As much as it bugs me that I’m going to be outside of these activities for a long, foreseeable future, I don’t regret coming to Seattle. Seattle has been extraordinarily kind to me (there are cafes with free wireless everywhere). While I might carry some sadness of loss with me, what the past year in Melbourne has really taught me is how life, by and large, keeps getting better. I am an absolute sucker for nostalgia; my memories are always sepia-toned with gentle flamenco music. But if I’m honest with myself, the distant past sucks in comparison to the more recent past. I wouldn’t change a thing in my life if it meant changing what I’ve experienced over the last 12 months. They were that good.
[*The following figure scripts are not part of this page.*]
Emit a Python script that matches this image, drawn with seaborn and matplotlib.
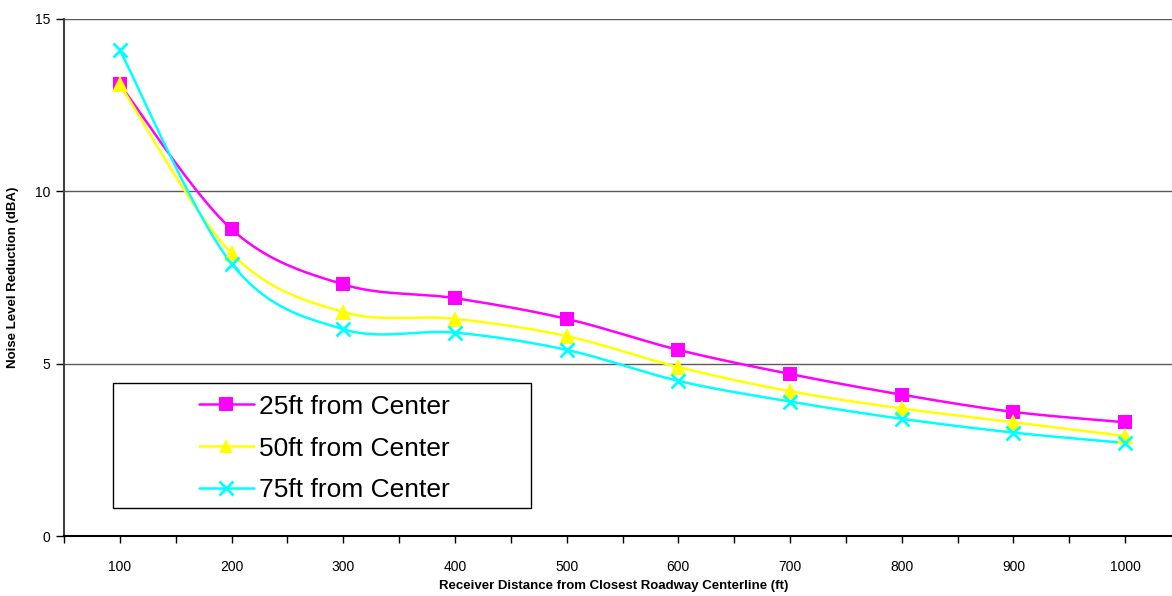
import numpy as np
import pandas as pd
import matplotlib
matplotlib.use("Agg")
import matplotlib.pyplot as plt
import seaborn as sns
from matplotlib.lines import Line2D
from matplotlib.patches import Rectangle

# ---- data ----
distances = ["100", "200", "300", "400", "500", "600", "700", "800", "900", "1000"]
series_names = ["25ft from Center", "50ft from Center", "75ft from Center"]
vals_25 = [13.1, 8.9, 7.3, 6.9, 6.3, 5.4, 4.7, 4.1, 3.6, 3.3]
vals_50 = [13.1, 8.2, 6.5, 6.3, 5.8, 4.9, 4.2, 3.7, 3.3, 2.9]
vals_75 = [14.1, 7.9, 6.0, 5.9, 5.4, 4.5, 3.9, 3.4, 3.0, 2.7]
colors = ["#FF00FF", "#FFFF00", "#00FFFF"]
markers = ["s", "^", "x"]

sns.set_style("white")
plt.rcParams["font.family"] = ["Liberation Sans", "DejaVu Sans"]
plt.rcParams["text.color"] = "black"
plt.rcParams["axes.labelcolor"] = "black"
plt.rcParams["xtick.color"] = "black"
plt.rcParams["ytick.color"] = "black"

W, H = 1172, 596
fig = plt.figure(figsize=(W / 100, H / 100), dpi=100)
ax_l, ax_r, ax_t, ax_b = 64, 1181, 19, 536
ax = fig.add_axes([ax_l / W, (H - ax_b) / H, (ax_r - ax_l) / W, (ax_b - ax_t) / H])

xs = np.arange(len(distances), dtype=float)
sx = (ax_r - ax_l) / len(distances)
sy = (ax_b - ax_t) / 15.0


def smooth(x, y, n=40):
    # Catmull-Rom style Bezier smoothing (like spreadsheet "smoothed line"), in pixel space
    P = np.column_stack([np.asarray(x) * sx, np.asarray(y) * sy])
    out = []
    for i in range(len(P) - 1):
        p0 = P[i - 1] if i > 0 else P[i]
        p1 = P[i]
        p2 = P[i + 1]
        p3 = P[i + 2] if i + 2 < len(P) else P[i + 1]
        c1 = p1 + (p2 - p0) / 6.0
        c2 = p2 - (p3 - p1) / 6.0
        t = np.linspace(0, 1, n, endpoint=(i == len(P) - 2))[:, None]
        b = ((1 - t) ** 3) * p1 + 3 * ((1 - t) ** 2) * t * c1 + 3 * (1 - t) * t ** 2 * c2 + t ** 3 * p2
        out.append(b)
    out = np.vstack(out)
    return out[:, 0] / sx, out[:, 1] / sy


LW = 1.8
all_vals = [vals_25, vals_50, vals_75]
for name, vals, c, m in zip(series_names, all_vals, colors, markers):
    cx, cy = smooth(xs, vals)
    df = pd.DataFrame({"x": cx, "y": cy})
    sns.lineplot(data=df, x="x", y="y", sort=False, color=c, linewidth=LW, ax=ax,
                 estimator=None, zorder=3)
    if m == "x":
        ax.plot(xs, vals, linestyle="none", marker=m, markersize=10.5, markeredgewidth=2,
                color=c, zorder=4, clip_on=False)
    else:
        ax.plot(xs, vals, linestyle="none", marker=m, markersize=10.5 if m == "s" else 11.5,
                markeredgewidth=0, color=c, zorder=4, clip_on=False)

ax.set_xlim(-0.5, len(distances) - 0.5)
ax.set_ylim(0, 15)
ax.set_yticks([0, 5, 10, 15])
ax.set_xticks(xs)
ax.set_xticklabels(distances)
ax.set_xticks(np.arange(-0.5, len(distances), 1.0), minor=True)
ax.tick_params(axis="x", which="both", direction="out", length=5, width=1, color="black",
               bottom=True, labelsize=10, pad=12)
ax.tick_params(axis="y", which="major", direction="out", length=6, width=1, color="black",
               left=True, labelsize=10, pad=4)

for yv in [5, 10, 15]:
    ax.axhline(yv, color="#5a5a5a", linewidth=1.0, zorder=1)
ax.grid(False)

for s in ["top", "right"]:
    ax.spines[s].set_visible(False)
ax.spines["left"].set_color("#404040")
ax.spines["left"].set_linewidth(1.5)
ax.spines["bottom"].set_color("black")
ax.spines["bottom"].set_linewidth(1.5)

ax.set_xlabel("Receiver Distance from Closest Roadway Centerline (ft)", fontsize=9.5,
              fontweight="bold")
ax.set_ylabel("Noise Level Reduction (dBA)", fontsize=9.5, fontweight="bold")
ax.xaxis.set_label_coords((614 - ax_l) / (ax_r - ax_l), -(580 - ax_b) / (ax_b - ax_t))
ax.yaxis.set_label_coords(-(64 - 19) / (ax_r - ax_l), 0.5)

# legend box
lx0, lx1, ly0, ly1 = 113, 531, 383, 508
rx = (lx0 - ax_l) / (ax_r - ax_l)
rw = (lx1 - lx0) / (ax_r - ax_l)
ry = (ax_b - ly1) / (ax_b - ax_t)
rh = (ly1 - ly0) / (ax_b - ax_t)
ax.add_patch(Rectangle((rx, ry), rw, rh, transform=ax.transAxes, facecolor="white",
                       edgecolor="black", linewidth=1.0, zorder=5))
handles = []
for name, c, m in zip(series_names, colors, markers):
    if m == "x":
        h = Line2D([], [], color=c, linewidth=LW, marker=m, markersize=10.5, markeredgewidth=2)
    else:
        h = Line2D([], [], color=c, linewidth=LW, marker=m, markersize=10.5, markeredgewidth=0)
    handles.append(h)
leg = ax.legend(handles, series_names, loc="center",
                bbox_to_anchor=(rx + rw / 2 + 0.002, ry + rh / 2 - 3 / (ax_b - ax_t)),
                frameon=False, fontsize=19, handlelength=2.1, handletextpad=0.2,
                labelspacing=0.68, borderpad=0.2)
leg.set_zorder(6)

fig.savefig("out.png", dpi=100)
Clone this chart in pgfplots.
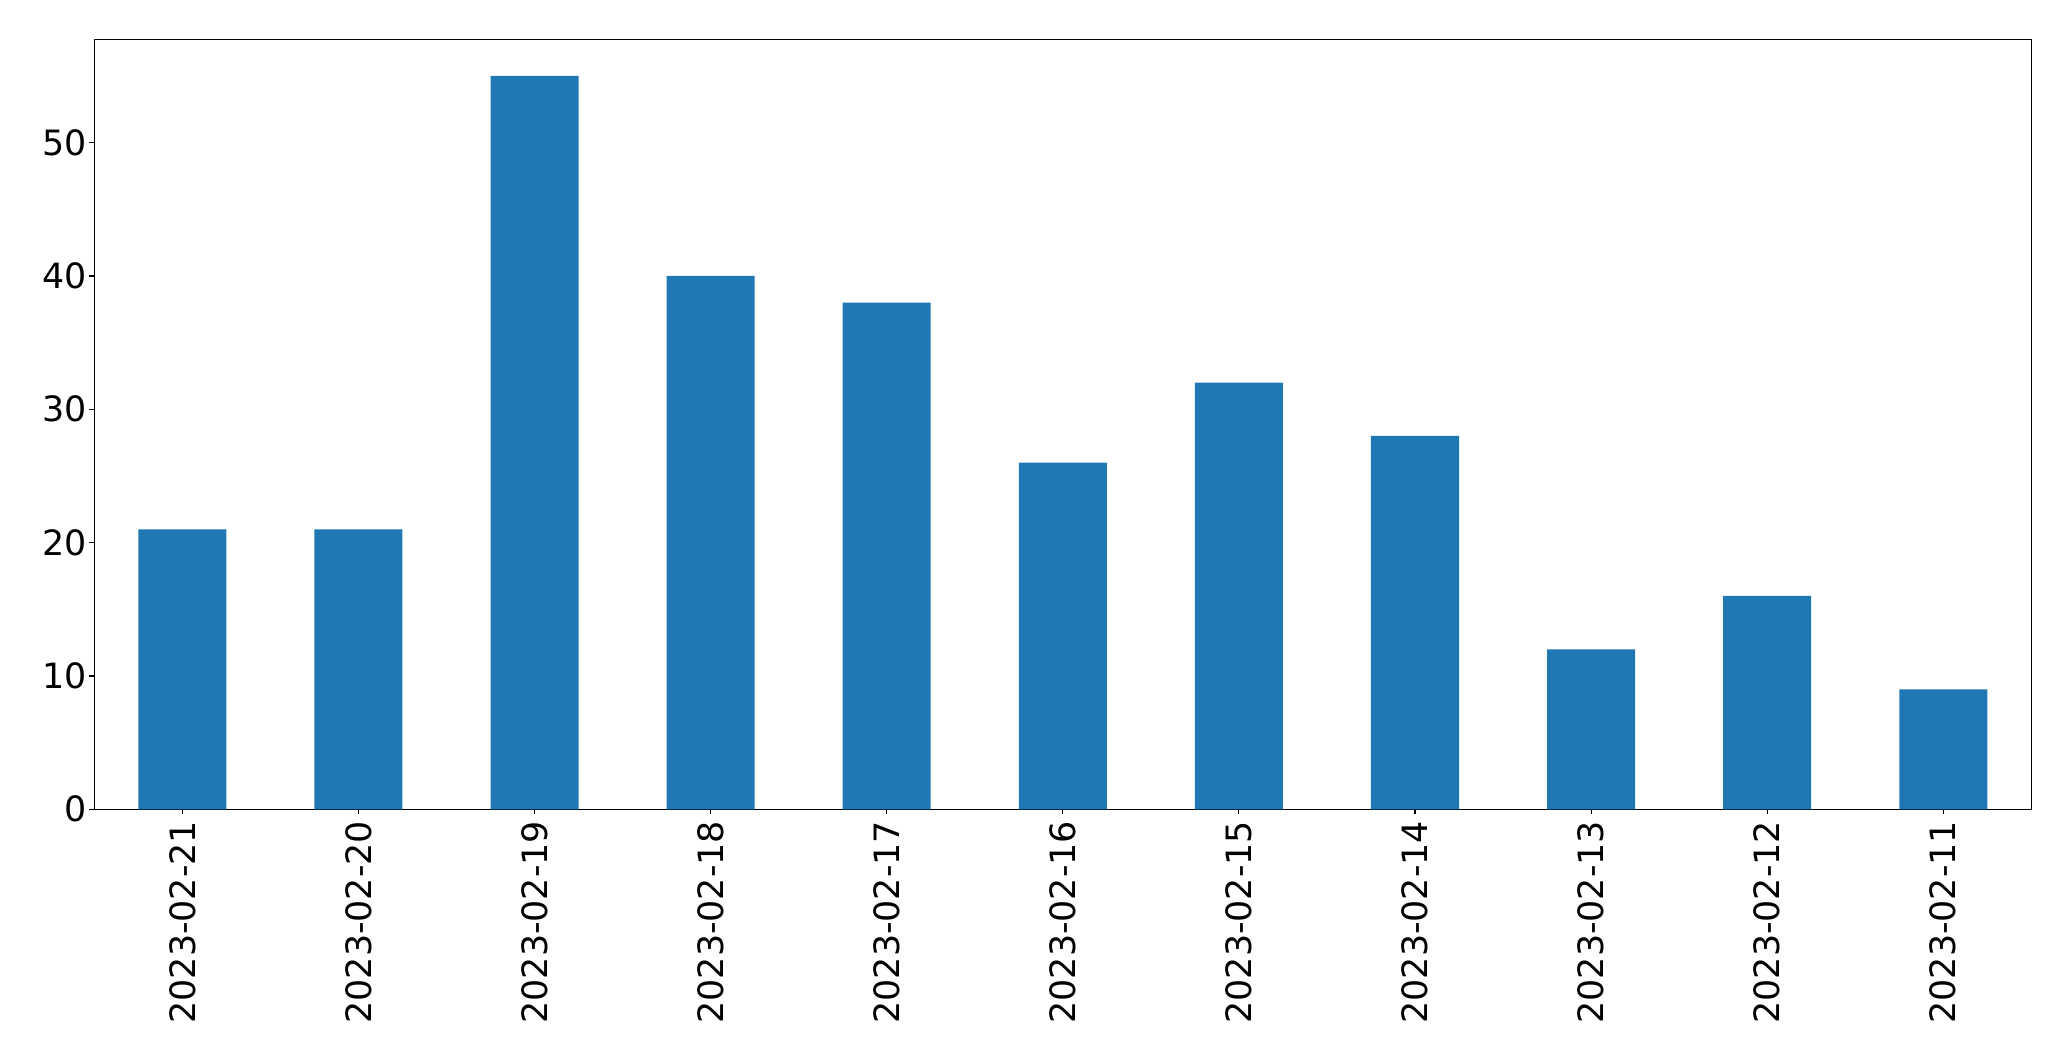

There are times when I get nostalgic and I try to re-kindle a memory. I might gather up the same people and walk back to the same spot. I learnt that you can try to repeat everything all you ever get is a lacklustre replica. You can’t go back to the lazy Spring afternoon spent gossiping at a cafe table with some of your closest friends and that’s exactly what makes it so worthy of memory.
That’s why I don’t want to go back to the way it was. Because as good as it was then, it’s better now. When I go back to Melbourne, I’m going to catch up with everyone but I’m not going to sigh wistfully and try to re-create what we had “back in the day”.
When I go back to Melbourne, I’m going to kick some ass.










WWAAAAAAAAAAAAAAAAAAAAAAAAAA!!! ;_;
IMISSJUCKLES!!!!!!!!!!!!!!!!! >.<
hugs Jack, congrats (should that be the right word), on everything ^^;
Where have you been?!
As someone who has moved so many times…
… no, I won’t say that. But it’s good to see you’re settling into the routine. That can only be a great base from which to spring forth and be your beautiful inner butterfly self in Seattle, and beyond.
What you need to do is like totally cut us away and start a new life, yeah thats the way!
So i expect to see a 404 here in a few days time :P
ok, no one else has said it yet - Jack, put the Damien Rice down, now.
Gyan: Hello :D
Karan: Umm… don’t do that thing where you deliberately tell someone you’re not going to say something. :D
Fubar: I already stopped talking to you ages ago.
Mike: The reasons no-one has said it is because: 1 - you’re the only one that ever says that and 2 - it’s not funny.
No, Karan, please, you’re the only person in the world who has ever moved, please give Jack advice! He needs your wisdom! Don’t be tight!